── INFORMATION SHOWN ──

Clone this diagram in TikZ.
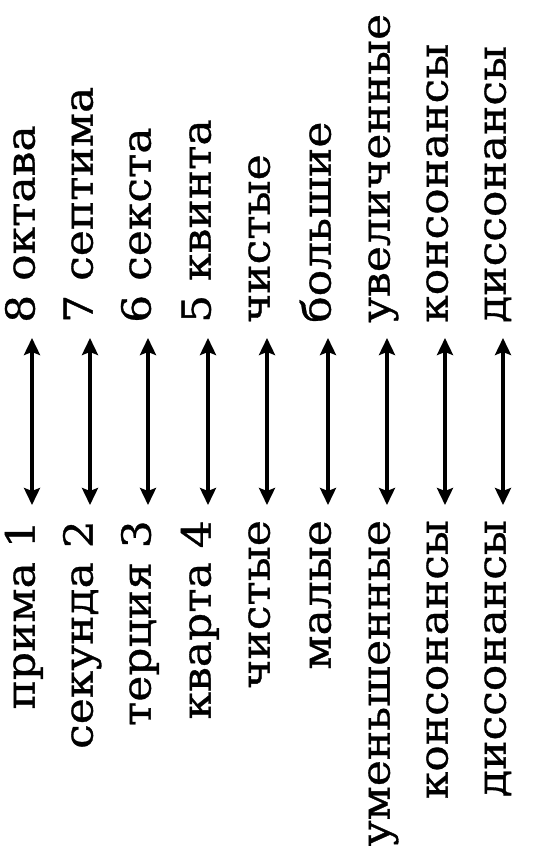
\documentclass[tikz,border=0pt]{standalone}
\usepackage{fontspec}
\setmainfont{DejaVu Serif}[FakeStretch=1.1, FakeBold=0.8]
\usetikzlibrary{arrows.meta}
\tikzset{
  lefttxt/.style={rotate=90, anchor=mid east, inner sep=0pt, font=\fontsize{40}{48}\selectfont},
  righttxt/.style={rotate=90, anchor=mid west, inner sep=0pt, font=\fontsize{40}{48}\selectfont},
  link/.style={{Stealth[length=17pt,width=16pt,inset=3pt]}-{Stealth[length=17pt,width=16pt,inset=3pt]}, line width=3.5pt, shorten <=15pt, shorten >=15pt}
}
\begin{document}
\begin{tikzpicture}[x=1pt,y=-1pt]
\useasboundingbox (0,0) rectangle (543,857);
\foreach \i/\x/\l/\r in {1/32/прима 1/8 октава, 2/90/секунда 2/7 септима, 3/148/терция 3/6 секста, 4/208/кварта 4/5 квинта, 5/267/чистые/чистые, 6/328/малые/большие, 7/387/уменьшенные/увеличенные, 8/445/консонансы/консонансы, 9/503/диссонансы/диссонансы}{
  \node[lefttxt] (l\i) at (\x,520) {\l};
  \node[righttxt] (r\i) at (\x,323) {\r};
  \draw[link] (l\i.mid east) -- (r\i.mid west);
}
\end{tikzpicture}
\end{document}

───

■ STATED EXERCISE:
Omitting all images, print the listing exactly.

■ RESULT FOR THIS TASK:
Clone this diagram in TikZ.
\documentclass[tikz,border=0pt]{standalone}
\usepackage{fontspec}
\setmainfont{DejaVu Serif}[FakeStretch=1.1, FakeBold=0.8]
\usetikzlibrary{arrows.meta}
\tikzset{
  lefttxt/.style={rotate=90, anchor=mid east, inner sep=0pt, font=\fontsize{40}{48}\selectfont},
  righttxt/.style={rotate=90, anchor=mid west, inner sep=0pt, font=\fontsize{40}{48}\selectfont},
  link/.style={{Stealth[length=17pt,width=16pt,inset=3pt]}-{Stealth[length=17pt,width=16pt,inset=3pt]}, line width=3.5pt, shorten <=15pt, shorten >=15pt}
}
\begin{document}
\begin{tikzpicture}[x=1pt,y=-1pt]
\useasboundingbox (0,0) rectangle (543,857);
\foreach \i/\x/\l/\r in {1/32/прима 1/8 октава, 2/90/секунда 2/7 септима, 3/148/терция 3/6 секста, 4/208/кварта 4/5 квинта, 5/267/чистые/чистые, 6/328/малые/большие, 7/387/уменьшенные/увеличенные, 8/445/консонансы/консонансы, 9/503/диссонансы/диссонансы}{
  \node[lefttxt] (l\i) at (\x,520) {\l};
  \node[righttxt] (r\i) at (\x,323) {\r};
  \draw[link] (l\i.mid east) -- (r\i.mid west);
}
\end{tikzpicture}
\end{document}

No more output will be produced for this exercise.